**GOAL OF THE EXERCISE:**
Repeat exactly the lines running from the first line of the data to the line containing "ScatterChart, XAxis, YAxis", both ends included, and nothing else; drop the pictures.

**SUPPLIED MATERIAL:**

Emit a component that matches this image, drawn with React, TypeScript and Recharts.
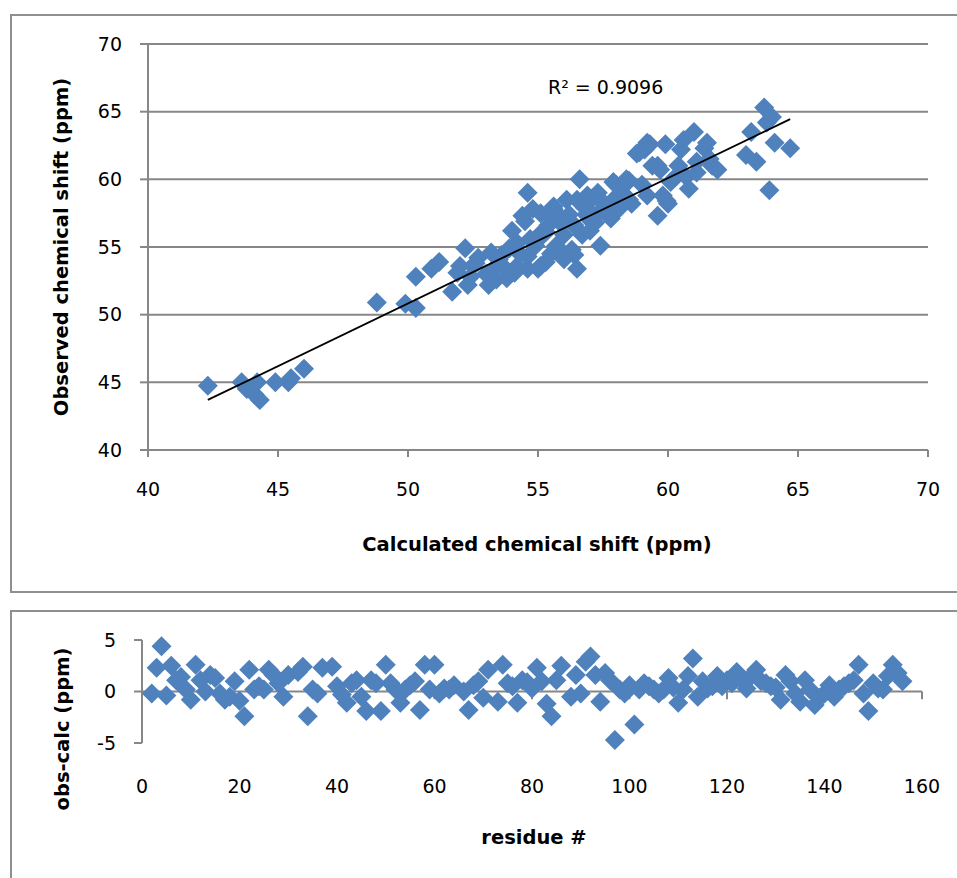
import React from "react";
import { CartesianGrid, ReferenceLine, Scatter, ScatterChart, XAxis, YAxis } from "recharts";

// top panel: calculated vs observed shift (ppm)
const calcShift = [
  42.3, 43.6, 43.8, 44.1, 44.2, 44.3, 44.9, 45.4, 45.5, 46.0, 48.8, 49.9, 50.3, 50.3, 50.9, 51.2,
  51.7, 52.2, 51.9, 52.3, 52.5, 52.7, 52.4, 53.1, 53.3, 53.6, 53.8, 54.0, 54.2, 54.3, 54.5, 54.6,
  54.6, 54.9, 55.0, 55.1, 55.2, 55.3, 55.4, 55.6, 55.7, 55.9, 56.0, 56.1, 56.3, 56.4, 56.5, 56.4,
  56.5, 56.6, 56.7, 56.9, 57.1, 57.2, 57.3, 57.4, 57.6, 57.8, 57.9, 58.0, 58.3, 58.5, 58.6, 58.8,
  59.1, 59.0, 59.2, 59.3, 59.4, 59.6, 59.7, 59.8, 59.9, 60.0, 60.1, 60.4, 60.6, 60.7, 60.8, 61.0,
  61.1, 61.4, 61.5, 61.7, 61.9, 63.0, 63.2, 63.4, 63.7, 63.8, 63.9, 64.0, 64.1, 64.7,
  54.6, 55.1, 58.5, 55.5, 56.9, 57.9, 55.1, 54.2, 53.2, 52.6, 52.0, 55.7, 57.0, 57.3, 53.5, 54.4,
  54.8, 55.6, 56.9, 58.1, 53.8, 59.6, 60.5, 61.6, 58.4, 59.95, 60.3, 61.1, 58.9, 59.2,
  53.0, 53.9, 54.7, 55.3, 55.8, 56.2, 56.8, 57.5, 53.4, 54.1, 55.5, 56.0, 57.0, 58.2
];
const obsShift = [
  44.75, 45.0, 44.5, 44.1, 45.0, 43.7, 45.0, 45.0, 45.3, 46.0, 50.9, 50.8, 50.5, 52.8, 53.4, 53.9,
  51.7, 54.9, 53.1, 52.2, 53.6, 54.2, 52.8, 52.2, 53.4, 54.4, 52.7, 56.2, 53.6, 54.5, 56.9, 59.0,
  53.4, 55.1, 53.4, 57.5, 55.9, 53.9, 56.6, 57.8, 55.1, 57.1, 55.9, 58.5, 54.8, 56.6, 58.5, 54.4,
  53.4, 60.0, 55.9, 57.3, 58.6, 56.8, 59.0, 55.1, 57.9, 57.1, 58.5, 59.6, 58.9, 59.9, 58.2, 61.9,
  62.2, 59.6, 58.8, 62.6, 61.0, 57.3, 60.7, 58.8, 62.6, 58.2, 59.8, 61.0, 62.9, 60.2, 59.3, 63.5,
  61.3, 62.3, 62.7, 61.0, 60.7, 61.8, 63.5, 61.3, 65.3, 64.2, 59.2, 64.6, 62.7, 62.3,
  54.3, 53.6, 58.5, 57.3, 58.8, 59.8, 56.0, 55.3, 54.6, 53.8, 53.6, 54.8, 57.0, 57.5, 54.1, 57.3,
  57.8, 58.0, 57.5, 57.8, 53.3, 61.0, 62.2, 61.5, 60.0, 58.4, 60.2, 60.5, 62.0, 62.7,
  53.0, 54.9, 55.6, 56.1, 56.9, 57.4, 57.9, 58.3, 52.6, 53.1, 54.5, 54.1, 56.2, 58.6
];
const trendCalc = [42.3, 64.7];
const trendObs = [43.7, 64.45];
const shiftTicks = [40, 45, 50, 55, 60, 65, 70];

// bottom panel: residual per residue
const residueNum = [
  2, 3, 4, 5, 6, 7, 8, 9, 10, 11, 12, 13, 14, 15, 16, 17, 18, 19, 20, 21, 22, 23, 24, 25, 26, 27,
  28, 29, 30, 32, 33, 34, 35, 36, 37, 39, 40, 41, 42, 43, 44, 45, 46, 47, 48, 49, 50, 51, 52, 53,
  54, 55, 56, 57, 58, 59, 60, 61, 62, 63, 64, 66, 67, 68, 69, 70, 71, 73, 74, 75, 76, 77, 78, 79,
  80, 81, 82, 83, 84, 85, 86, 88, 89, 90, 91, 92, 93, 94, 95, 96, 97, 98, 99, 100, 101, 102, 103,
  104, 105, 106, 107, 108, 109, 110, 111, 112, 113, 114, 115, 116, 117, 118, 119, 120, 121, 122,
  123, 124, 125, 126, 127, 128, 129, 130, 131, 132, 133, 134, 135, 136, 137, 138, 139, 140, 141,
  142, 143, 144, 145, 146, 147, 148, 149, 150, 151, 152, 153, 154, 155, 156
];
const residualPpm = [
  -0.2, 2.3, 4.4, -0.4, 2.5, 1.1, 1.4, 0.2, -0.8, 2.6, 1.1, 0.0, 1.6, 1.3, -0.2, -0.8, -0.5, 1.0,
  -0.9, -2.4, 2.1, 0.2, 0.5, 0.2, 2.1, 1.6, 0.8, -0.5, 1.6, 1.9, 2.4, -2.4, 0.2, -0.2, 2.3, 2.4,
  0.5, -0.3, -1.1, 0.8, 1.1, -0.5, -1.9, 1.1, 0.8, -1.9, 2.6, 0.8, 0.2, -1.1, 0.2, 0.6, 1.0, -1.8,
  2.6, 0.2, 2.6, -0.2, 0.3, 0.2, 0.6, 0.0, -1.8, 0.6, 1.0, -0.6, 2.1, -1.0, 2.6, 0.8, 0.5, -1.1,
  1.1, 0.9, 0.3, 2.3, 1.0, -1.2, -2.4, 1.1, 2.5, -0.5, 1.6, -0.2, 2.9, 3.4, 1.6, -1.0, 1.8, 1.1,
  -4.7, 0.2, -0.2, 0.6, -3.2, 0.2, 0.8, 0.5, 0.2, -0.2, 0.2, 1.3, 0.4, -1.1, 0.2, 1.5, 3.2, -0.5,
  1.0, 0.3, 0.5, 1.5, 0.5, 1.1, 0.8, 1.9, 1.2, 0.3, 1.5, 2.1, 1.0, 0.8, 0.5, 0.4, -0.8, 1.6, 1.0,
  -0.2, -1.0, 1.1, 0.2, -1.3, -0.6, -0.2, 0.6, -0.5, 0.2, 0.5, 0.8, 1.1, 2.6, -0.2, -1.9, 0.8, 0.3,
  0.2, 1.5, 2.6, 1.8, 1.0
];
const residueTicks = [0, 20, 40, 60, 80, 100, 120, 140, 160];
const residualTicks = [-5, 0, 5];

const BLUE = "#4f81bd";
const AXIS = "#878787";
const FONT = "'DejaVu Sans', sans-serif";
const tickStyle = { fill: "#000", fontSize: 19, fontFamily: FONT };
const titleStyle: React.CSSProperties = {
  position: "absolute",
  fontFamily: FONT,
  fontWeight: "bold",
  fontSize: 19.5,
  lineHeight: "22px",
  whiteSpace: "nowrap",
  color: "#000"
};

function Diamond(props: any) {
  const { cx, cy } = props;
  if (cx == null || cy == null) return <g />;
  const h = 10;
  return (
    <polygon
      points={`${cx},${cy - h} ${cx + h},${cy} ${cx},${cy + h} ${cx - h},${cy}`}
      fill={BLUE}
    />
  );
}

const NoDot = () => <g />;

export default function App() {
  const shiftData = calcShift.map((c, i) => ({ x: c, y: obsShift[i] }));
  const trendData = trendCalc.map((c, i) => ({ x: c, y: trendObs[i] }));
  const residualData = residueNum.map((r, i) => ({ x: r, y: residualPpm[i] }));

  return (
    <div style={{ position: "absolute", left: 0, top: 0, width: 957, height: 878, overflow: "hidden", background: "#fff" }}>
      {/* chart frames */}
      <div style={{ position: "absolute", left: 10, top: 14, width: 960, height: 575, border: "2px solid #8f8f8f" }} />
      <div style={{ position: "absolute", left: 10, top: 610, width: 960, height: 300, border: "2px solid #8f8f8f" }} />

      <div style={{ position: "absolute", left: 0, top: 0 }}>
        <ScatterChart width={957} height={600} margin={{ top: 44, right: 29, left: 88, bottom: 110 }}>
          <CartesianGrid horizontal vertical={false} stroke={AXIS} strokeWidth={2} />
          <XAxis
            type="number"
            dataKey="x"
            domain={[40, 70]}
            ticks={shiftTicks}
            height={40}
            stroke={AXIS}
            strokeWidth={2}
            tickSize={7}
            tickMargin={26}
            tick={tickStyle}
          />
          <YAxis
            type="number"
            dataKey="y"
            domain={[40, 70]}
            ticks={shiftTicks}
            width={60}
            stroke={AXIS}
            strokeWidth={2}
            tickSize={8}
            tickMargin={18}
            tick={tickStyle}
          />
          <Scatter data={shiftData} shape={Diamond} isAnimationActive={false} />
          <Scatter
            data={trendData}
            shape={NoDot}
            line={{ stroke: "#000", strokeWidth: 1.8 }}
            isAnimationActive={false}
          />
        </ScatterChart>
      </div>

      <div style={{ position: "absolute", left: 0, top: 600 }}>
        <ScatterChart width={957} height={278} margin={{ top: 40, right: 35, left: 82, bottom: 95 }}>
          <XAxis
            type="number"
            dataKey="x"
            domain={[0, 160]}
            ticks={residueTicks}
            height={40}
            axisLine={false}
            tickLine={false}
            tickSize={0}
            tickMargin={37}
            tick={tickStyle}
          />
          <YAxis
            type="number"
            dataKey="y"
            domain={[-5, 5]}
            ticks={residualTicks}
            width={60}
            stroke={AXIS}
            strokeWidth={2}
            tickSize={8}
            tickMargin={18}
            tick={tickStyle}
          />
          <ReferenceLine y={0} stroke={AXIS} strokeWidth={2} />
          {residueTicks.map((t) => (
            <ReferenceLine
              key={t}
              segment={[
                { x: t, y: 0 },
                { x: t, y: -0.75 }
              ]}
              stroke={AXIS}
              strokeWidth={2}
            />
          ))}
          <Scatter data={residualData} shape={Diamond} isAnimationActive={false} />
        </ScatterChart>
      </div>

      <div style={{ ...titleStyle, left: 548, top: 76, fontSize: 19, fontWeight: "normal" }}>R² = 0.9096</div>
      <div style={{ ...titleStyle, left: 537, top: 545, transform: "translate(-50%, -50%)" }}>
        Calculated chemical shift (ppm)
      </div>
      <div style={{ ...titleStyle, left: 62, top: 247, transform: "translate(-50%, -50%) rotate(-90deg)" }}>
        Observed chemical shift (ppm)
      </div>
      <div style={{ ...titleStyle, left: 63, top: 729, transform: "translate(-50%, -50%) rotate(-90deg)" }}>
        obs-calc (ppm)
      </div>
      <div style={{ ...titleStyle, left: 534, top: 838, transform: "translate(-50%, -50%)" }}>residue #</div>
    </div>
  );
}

**ANSWER TO THIS EXERCISE:**
Emit a component that matches this image, drawn with React, TypeScript and Recharts.
import React from "react";
import { CartesianGrid, ReferenceLine, Scatter, ScatterChart, XAxis, YAxis } from "recharts";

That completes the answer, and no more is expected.